The recent and future attempts at a distance and time records by necessity are held in warmer waters such as Cuba to Florida.  These water are home to jellyfish with debilitating stings such as Box Jellyfish. While the cold waters  of the North and English Channels are home to Lion’s Mane and Portuguese Man O’War’s endurance records are less likely and jellyfish stings in the English Channel are rarely more than intermittent, though the North Channel (the Mouth of Hell) can have miles of Lion’s Mane blooms, part of what makes it the ultimate channel swim. Attempts to swim in these waters divide swimmers in two ways: whether attempts should be made in locations not considered possible without additional protection or exceptions to the usual rules, and if so are jellyfish protection suits acceptable or the thin edge of a wedge that will inevitably lead to more overt (or hidden) performance enhancing suits? (See Evan’s analysis of his survey of marathon swimmers for an excellent overview of the contradictions of divisions and unity in the community).

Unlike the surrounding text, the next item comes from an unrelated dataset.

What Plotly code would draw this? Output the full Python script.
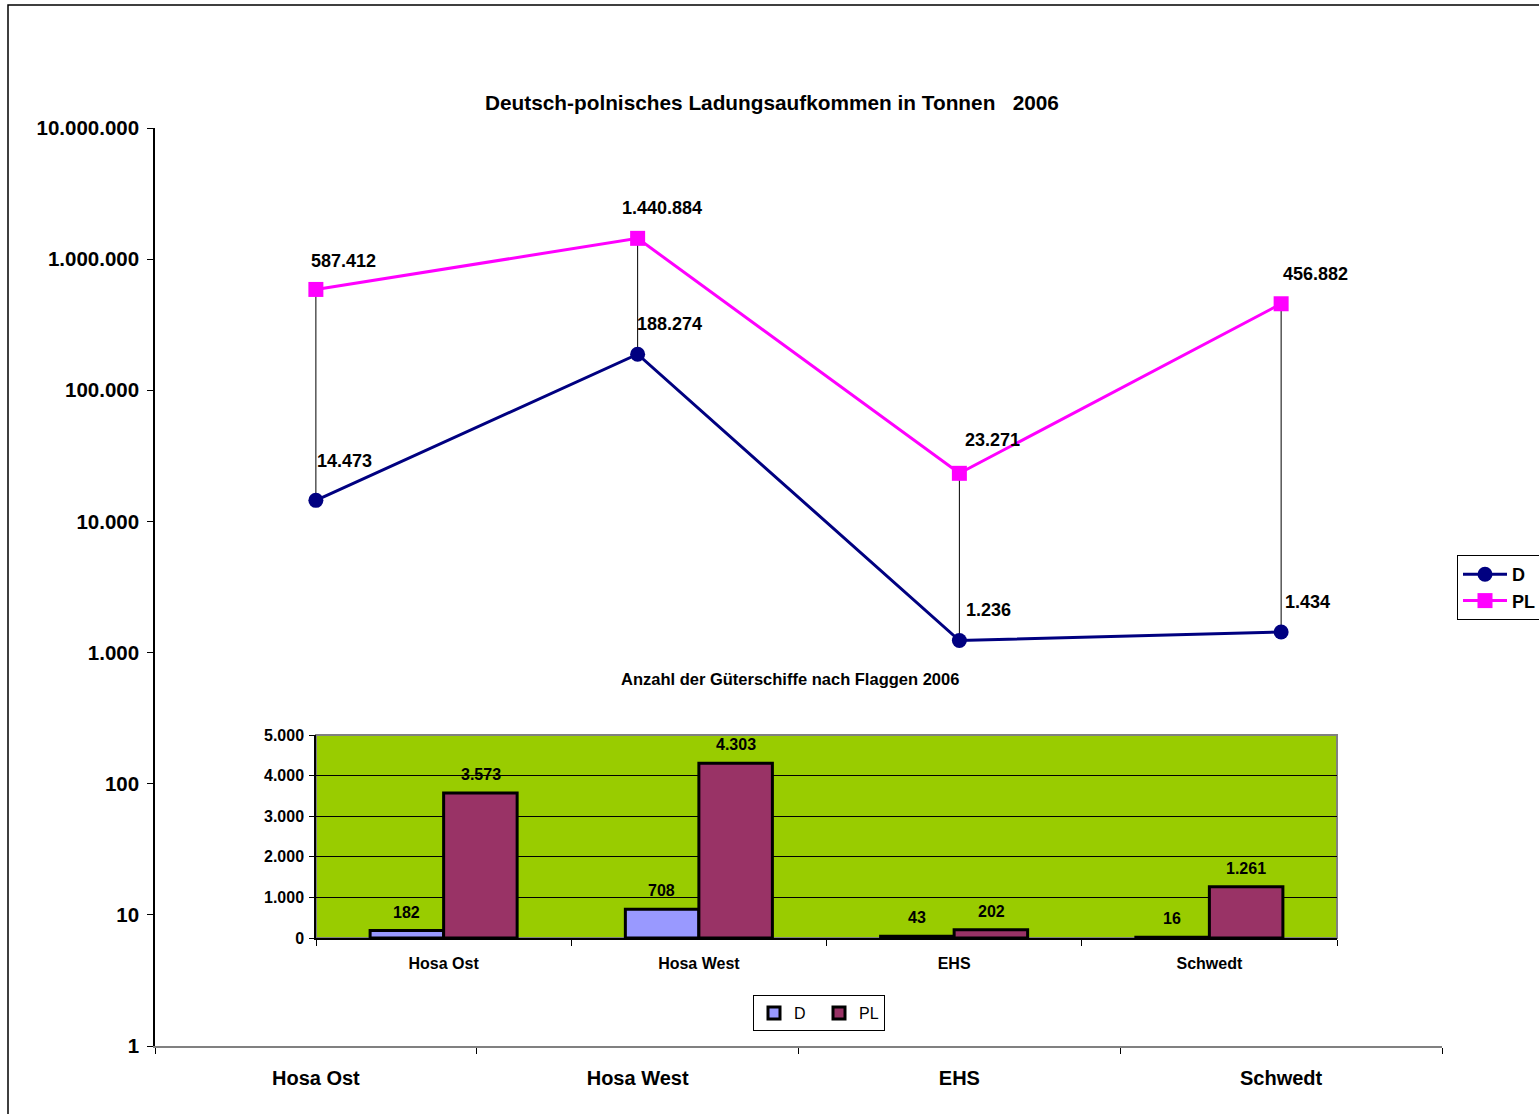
import math
import plotly.graph_objects as go

# ---------------- data ----------------
categories = ["Hosa Ost", "Hosa West", "EHS", "Schwedt"]
tonnage_D = [14473, 188274, 1236, 1434]
tonnage_PL = [587412, 1440884, 23271, 456882]
ships_D = [182, 708, 43, 16]
ships_PL = [3573, 4303, 202, 1261]
log_tick_vals = [1, 10, 100, 1000, 10000, 100000, 1000000, 10000000]
log_tick_text = ["1", "10", "100", "1.000", "10.000", "100.000", "1.000.000", "10.000.000"]
bar_tick_vals = [0, 1000, 2000, 3000, 4000, 5000]
bar_tick_text = ["0", "1.000", "2.000", "3.000", "4.000", "5.000"]

title_main = "Deutsch-polnisches Ladungsaufkommen in Tonnen   2006"
title_bars = "Anzahl der Güterschiffe nach Flaggen 2006"


def de(v):
    return f"{v:,}".replace(",", ".")


W, H = 1539, 1114
FONT = "Liberation Sans, Arial, sans-serif"


def px_x(p):
    return p / W


def px_y(p):
    return 1 - p / H


fig = go.Figure()

# drop (high-low) lines between D and PL
drop_x, drop_y = [], []
for c, d, p in zip(categories, tonnage_D, tonnage_PL):
    drop_x += [c, c, None]
    drop_y += [d, p, None]
fig.add_trace(go.Scatter(x=drop_x, y=drop_y, mode="lines",
                         line=dict(color="black", width=1),
                         showlegend=False, hoverinfo="skip",
                         xaxis="x", yaxis="y"))

fig.add_trace(go.Scatter(x=categories, y=tonnage_D, name="D", mode="lines+markers",
                         line=dict(color="#000080", width=3),
                         marker=dict(symbol="circle", size=15, color="#000080"),
                         xaxis="x", yaxis="y", legend="legend"))
fig.add_trace(go.Scatter(x=categories, y=tonnage_PL, name="PL", mode="lines+markers",
                         line=dict(color="#FF00FF", width=3),
                         marker=dict(symbol="square", size=15, color="#FF00FF"),
                         xaxis="x", yaxis="y", legend="legend"))

# inset bar chart
fig.add_trace(go.Bar(x=categories, y=ships_D, name="D",
                     marker=dict(color="#9999FF", line=dict(color="black", width=3)),
                     xaxis="x2", yaxis="y2", legend="legend2"))
fig.add_trace(go.Bar(x=categories, y=ships_PL, name="PL",
                     marker=dict(color="#993366", line=dict(color="black", width=3)),
                     xaxis="x2", yaxis="y2", legend="legend2"))

annotations = []
# line data labels (offset in px: style only); log axis -> annotation y in log10 units
off_D = [(29, 39), (32, 30), (29, 31), (26, 30)]
off_PL = [(28, 28), (24, 30), (33, 33), (34, 30)]
for vals, offs in ((tonnage_D, off_D), (tonnage_PL, off_PL)):
    for c, v, (dx, dy) in zip(categories, vals, offs):
        annotations.append(dict(x=c, y=math.log10(v), xref="x", yref="y", yanchor="middle",
                                text=de(v), showarrow=False, xshift=dx, yshift=dy,
                                font=dict(family=FONT, size=18, color="black", weight="bold")))
# bar data labels
for vals, sh in ((ships_D, -37), (ships_PL, 37)):
    for c, v in zip(categories, vals):
        annotations.append(dict(x=c, y=v, xref="x2", yref="y2", yanchor="bottom",
                                text=de(v), showarrow=False, xshift=sh, yshift=8,
                                font=dict(family=FONT, size=16, color="black", weight="bold")))
# titles
annotations.append(dict(x=px_x(772), y=px_y(103), xref="paper", yref="paper",
                        xanchor="center", yanchor="middle",
                        text=title_main, showarrow=False,
                        font=dict(family=FONT, size=20.8, color="black", weight="bold")))
annotations.append(dict(x=px_x(790), y=px_y(679), xref="paper", yref="paper",
                        xanchor="center", yanchor="middle",
                        text=title_bars, showarrow=False,
                        font=dict(family=FONT, size=16.5, color="black", weight="bold")))

shapes = [
    # outer frame
    dict(type="rect", xref="paper", yref="paper", x0=px_x(8), x1=1.1, y0=-0.1, y1=px_y(5),
         line=dict(color="black", width=1.5), fillcolor="rgba(0,0,0,0)", layer="below"),
    # green inset plot area
    dict(type="rect", xref="x2 domain", yref="y2 domain", x0=0, x1=1, y0=0, y1=1,
         line=dict(color="#808080", width=2), fillcolor="#99CC00", layer="below"),
]

fig.update_layout(
    width=W, height=H, autosize=False,
    margin=dict(l=0, r=0, t=0, b=0, autoexpand=False),
    paper_bgcolor="white", plot_bgcolor="rgba(0,0,0,0)",
    separators=",.",
    font=dict(family=FONT, color="black"),
    barmode="group", bargap=0.424, bargroupgap=0,
    annotations=annotations, shapes=shapes,
    xaxis=dict(domain=[px_x(155), px_x(1442)], anchor="y", type="category",
               categoryorder="array", categoryarray=categories,
               range=[-0.5, 3.5], showgrid=False, zeroline=False,
               showline=True, linecolor="#808080", linewidth=1.5,
               ticks="outside", tickson="boundaries", ticklen=6, tickcolor="black",
               ticklabelstandoff=13,
               tickfont=dict(family=FONT, size=20, color="black", weight="bold")),
    yaxis=dict(domain=[px_y(1046), px_y(128)], anchor="x", type="log", range=[0, 7],
               tickvals=log_tick_vals, ticktext=log_tick_text,
               showgrid=False, zeroline=False, showline=True, linecolor="black", linewidth=1.5,
               ticks="outside", ticklen=6, tickcolor="black", ticklabelstandoff=4,
               tickfont=dict(family=FONT, size=20.5, color="black", weight="bold")),
    xaxis2=dict(domain=[px_x(316), px_x(1337)], anchor="y2", type="category",
                categoryorder="array", categoryarray=categories,
                range=[-0.5, 3.5], showgrid=False, zeroline=False,
                showline=True, linecolor="black", linewidth=1.5,
                ticks="outside", tickson="boundaries", ticklen=6, tickcolor="black",
                ticklabelstandoff=10,
                tickfont=dict(family=FONT, size=16, color="black", weight="bold")),
    yaxis2=dict(domain=[px_y(938), px_y(735)], anchor="x2", range=[0, 5000],
                tickvals=bar_tick_vals, ticktext=bar_tick_text,
                showgrid=True, gridcolor="black", gridwidth=1, zeroline=False,
                showline=True, linecolor="black", linewidth=1.5,
                ticks="outside", ticklen=5, tickcolor="black", ticklabelstandoff=2,
                tickfont=dict(family=FONT, size=16, color="black", weight="bold")),
    legend=dict(x=px_x(1457), y=px_y(555), xanchor="left", yanchor="top",
                bgcolor="white", bordercolor="black", borderwidth=1,
                font=dict(family=FONT, size=18, color="black", weight="bold"),
                tracegroupgap=0, itemwidth=44),
    legend2=dict(x=px_x(819), y=px_y(995), xanchor="center", yanchor="top",
                 orientation="h", bgcolor="white", bordercolor="black", borderwidth=1,
                 font=dict(family=FONT, size=16, color="black"),
                 itemwidth=30, entrywidth=20),
)

fig.write_html("out.html", config={"displayModeBar": False},
               post_script="document.body.style.margin='0';document.body.style.overflow='hidden';")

The Man In The Grey Suit is a subject of great concern (and discussion) for distance swimmers. Not of any real concern here in the north-eastern Atlantic, they are a greater hazard in the warmer waters elsewhere, particularly California, the Caribbean, Hawaii, South Africa and Australia. The Cook Strait Channel swim in New Zealand is unique in having a shark evacuation rule. Shark cages have been used for marathon swims in the Caribbean and South Africa at least. Shark cages are however considered swim assistance as they increase the swimmer’s speed through eddy current drag. Other possible control methods include electronic shark repellents (whose effectiveness is not entirely assured or quantified), armed boat crew or armed or otherwise scuba diver outriders.

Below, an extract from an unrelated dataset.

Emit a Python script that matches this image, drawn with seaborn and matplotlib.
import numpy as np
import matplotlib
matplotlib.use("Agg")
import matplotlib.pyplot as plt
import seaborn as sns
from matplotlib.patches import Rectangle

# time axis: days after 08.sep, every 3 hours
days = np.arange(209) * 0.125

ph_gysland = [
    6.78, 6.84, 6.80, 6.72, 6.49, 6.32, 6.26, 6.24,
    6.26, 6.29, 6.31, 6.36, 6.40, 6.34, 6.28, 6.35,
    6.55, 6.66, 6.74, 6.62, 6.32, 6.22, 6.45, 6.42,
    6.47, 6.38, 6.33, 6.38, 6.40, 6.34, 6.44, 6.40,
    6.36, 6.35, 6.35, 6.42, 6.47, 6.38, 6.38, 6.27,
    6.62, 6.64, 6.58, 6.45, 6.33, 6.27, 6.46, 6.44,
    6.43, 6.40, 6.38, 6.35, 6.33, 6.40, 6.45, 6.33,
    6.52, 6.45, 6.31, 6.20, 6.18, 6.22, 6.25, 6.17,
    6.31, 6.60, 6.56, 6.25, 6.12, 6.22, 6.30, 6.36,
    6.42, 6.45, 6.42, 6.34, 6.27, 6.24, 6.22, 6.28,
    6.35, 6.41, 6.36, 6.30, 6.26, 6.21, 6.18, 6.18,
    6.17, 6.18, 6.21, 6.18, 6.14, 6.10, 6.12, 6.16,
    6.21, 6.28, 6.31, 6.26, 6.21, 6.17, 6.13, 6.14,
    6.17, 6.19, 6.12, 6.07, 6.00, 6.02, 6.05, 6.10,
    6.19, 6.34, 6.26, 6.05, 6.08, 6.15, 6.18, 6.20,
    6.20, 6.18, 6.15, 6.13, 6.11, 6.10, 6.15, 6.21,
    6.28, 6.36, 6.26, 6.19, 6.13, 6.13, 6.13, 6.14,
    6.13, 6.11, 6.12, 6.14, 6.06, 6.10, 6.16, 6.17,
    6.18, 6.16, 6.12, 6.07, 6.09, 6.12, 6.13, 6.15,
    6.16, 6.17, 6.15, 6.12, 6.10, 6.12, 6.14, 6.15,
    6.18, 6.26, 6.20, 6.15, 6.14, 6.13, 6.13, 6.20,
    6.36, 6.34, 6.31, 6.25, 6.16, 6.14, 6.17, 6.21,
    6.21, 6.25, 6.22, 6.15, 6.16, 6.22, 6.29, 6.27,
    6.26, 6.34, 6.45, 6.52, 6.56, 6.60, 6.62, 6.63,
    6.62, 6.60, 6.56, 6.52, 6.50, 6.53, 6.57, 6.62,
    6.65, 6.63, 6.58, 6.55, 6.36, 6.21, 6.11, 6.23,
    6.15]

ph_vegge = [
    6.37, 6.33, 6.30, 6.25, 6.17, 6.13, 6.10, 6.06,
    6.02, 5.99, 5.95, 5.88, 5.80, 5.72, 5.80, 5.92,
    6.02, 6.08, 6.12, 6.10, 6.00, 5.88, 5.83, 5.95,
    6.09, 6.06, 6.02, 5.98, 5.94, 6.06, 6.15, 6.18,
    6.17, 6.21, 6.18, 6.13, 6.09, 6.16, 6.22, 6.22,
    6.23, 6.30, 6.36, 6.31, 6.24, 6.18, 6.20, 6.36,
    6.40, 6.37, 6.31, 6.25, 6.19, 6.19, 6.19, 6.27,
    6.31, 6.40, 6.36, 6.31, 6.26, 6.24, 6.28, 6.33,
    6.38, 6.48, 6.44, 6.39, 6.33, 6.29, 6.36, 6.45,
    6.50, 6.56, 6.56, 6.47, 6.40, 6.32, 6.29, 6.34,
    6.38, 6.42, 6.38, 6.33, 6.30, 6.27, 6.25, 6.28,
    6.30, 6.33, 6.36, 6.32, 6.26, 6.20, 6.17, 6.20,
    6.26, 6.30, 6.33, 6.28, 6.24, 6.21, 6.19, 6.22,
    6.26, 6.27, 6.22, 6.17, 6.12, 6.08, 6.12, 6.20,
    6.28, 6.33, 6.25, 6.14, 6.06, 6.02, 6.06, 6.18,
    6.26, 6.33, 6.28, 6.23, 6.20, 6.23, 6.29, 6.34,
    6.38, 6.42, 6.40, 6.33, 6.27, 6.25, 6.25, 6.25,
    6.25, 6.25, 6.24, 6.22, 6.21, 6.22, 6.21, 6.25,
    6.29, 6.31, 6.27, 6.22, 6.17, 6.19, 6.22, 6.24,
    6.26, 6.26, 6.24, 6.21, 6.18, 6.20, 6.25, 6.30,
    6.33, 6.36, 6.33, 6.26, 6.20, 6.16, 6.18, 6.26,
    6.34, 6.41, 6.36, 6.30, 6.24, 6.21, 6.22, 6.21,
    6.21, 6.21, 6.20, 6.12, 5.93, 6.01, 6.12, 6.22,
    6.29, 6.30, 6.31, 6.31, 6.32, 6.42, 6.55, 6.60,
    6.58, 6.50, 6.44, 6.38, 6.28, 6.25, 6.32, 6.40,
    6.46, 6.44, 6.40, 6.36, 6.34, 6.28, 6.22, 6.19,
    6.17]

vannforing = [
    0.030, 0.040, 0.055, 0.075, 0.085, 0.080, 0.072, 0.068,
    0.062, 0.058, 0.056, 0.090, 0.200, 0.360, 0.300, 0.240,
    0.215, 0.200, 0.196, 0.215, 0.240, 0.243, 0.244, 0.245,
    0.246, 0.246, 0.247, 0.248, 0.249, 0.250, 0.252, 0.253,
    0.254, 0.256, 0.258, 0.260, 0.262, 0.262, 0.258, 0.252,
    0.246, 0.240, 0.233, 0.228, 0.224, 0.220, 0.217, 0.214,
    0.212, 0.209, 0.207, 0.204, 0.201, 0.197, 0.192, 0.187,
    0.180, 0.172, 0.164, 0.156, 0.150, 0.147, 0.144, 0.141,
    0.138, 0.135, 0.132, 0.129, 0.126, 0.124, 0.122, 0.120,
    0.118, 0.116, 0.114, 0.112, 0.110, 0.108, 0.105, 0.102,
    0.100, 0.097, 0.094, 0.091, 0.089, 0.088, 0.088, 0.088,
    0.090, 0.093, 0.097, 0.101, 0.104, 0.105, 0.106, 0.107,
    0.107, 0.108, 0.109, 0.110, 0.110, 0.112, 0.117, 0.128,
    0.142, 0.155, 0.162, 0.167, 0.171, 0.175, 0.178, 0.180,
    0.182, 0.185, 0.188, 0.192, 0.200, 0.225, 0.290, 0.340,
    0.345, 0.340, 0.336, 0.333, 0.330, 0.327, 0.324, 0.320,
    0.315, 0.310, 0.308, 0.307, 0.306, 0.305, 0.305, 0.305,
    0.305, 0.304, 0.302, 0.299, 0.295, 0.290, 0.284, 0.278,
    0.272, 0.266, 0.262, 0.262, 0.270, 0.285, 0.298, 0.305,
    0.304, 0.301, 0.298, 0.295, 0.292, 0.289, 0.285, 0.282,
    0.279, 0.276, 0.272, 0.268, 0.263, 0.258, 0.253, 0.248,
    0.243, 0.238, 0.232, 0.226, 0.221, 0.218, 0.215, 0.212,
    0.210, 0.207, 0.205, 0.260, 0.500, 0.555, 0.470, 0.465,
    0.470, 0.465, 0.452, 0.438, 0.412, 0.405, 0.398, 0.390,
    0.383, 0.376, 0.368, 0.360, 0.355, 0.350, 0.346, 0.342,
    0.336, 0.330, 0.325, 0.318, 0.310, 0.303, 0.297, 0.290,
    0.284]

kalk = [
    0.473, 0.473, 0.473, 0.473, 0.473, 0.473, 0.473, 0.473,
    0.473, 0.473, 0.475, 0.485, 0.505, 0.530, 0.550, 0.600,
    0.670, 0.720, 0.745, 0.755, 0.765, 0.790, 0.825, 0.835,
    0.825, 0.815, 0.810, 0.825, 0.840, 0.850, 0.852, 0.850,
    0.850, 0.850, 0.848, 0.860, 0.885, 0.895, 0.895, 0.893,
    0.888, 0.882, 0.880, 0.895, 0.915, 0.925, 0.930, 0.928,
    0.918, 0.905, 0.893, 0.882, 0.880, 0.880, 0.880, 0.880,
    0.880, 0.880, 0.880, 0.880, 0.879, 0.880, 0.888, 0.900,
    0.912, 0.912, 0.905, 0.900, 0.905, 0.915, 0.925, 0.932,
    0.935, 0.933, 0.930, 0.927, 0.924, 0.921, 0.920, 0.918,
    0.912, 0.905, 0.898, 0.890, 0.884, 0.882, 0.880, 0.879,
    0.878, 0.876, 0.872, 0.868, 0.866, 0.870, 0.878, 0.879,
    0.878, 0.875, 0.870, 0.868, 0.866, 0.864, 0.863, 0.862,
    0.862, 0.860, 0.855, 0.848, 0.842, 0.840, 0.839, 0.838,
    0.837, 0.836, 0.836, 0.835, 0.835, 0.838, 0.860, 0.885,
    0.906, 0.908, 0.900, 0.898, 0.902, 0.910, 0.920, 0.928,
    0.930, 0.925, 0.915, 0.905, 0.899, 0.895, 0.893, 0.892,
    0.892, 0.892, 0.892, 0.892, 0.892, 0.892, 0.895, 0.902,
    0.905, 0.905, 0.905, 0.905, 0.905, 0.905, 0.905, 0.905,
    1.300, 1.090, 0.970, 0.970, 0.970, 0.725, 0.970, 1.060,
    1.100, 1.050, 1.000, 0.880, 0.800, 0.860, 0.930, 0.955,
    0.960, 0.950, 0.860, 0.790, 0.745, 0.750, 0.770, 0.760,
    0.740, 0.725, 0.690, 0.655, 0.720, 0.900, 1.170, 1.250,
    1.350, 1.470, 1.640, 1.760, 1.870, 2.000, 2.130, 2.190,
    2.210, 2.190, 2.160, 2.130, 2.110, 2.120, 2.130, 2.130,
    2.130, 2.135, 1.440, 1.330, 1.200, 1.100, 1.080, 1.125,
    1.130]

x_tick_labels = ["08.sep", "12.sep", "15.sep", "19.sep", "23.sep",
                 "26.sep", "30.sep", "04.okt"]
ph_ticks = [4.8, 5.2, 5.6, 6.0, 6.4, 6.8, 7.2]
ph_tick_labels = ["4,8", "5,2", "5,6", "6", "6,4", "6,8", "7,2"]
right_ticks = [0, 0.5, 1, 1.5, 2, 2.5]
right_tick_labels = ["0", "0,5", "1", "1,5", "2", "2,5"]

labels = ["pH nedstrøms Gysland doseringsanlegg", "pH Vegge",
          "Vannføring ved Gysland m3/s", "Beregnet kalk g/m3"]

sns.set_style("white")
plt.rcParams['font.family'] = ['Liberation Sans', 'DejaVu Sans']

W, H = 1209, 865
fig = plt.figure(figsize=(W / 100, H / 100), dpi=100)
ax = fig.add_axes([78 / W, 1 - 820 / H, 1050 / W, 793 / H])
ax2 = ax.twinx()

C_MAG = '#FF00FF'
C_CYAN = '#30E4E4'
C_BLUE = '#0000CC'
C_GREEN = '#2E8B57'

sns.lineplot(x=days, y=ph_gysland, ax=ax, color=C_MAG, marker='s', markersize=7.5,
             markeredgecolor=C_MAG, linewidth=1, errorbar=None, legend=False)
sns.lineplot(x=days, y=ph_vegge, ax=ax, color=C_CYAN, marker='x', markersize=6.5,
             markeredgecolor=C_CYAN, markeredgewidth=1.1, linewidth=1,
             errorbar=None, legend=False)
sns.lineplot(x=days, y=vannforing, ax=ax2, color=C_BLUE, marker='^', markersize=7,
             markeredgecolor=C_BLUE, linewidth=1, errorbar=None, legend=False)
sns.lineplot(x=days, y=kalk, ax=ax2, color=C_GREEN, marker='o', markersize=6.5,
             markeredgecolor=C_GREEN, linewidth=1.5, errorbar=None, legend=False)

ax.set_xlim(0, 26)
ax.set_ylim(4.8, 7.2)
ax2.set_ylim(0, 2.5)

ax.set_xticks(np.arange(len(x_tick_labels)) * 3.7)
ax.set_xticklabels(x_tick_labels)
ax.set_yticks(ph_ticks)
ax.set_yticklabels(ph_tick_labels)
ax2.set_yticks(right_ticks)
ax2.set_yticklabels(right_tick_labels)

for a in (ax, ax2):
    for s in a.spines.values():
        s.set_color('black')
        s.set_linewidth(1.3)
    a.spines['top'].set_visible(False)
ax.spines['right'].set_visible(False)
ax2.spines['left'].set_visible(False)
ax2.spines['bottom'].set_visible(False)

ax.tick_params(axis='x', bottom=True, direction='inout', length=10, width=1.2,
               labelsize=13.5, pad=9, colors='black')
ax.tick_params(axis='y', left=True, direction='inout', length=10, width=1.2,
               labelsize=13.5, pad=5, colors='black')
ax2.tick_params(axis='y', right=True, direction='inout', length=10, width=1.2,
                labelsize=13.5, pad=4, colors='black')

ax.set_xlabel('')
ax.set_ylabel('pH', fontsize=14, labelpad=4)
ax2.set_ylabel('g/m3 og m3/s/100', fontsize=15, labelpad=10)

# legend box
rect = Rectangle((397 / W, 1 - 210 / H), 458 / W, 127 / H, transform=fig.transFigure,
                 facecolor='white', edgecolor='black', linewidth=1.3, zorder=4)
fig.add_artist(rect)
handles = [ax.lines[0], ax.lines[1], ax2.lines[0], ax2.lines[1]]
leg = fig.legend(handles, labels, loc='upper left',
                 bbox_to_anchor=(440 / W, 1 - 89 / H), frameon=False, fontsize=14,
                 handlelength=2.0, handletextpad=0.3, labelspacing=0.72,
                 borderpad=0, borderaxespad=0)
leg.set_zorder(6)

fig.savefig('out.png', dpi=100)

These are amongst  the most variable of environmental factors and therefore potentially also the most limiting. Because swimmers move slowly relative to even a sailing boat, we are vulnerable to slight deviations, miscalculations or just insufficient data, the most likely cause. Even in such a well-travelled and mapped location as the English Channel, especially for swimming, pilots will occasionally speak of tides arriving early or late or with a difference force than expected. Tidal currents are understood at a larger scale, hundred of years of navigation have mapped the seas for craft, not for swimmers. Tides act in a similar chaotic way to a weather system, which means that small deviations will always creep in. The only way to improve accuracy of prediction is to improve the data, and this is not practically possible or even desired for small tidal variations. As swims occur in less well-known or new locations, the likelihood of discovering unknown local variations outside marine charts increases. Half a knot current, barely detectable to a boat, is enough to deviate a swim over hours from a projected or necessary course.

Global tides
Global tides

Crew and boat

Any English Channel pilot will confirm that one of the most likely causes of unsuccessful Channel swims is poor selection of support crew. The most likely cause is mal-du-mer, seasickness. For some people seasickness is a completely debilitating ailment that can sap all willpower and strength and there is no way to know whom it will strike. The solution of course is to have experienced crew. Even this can fail because people experienced on powered craft will be at the mercy of the choppy water amplified on an almost stationary craft. Other crew issues can also arise, whether accidents or other illness. Anyone who hasn’t been on a rocking boat looking down on a swimmer is unlikely to understand! And not unknown are mechanical problems on the pilot-boat. Most pilots are by necessity practical mechanics able to address problems as they arise, but not all problems can be fixed with a wrench and hammer while rocking about on the sea.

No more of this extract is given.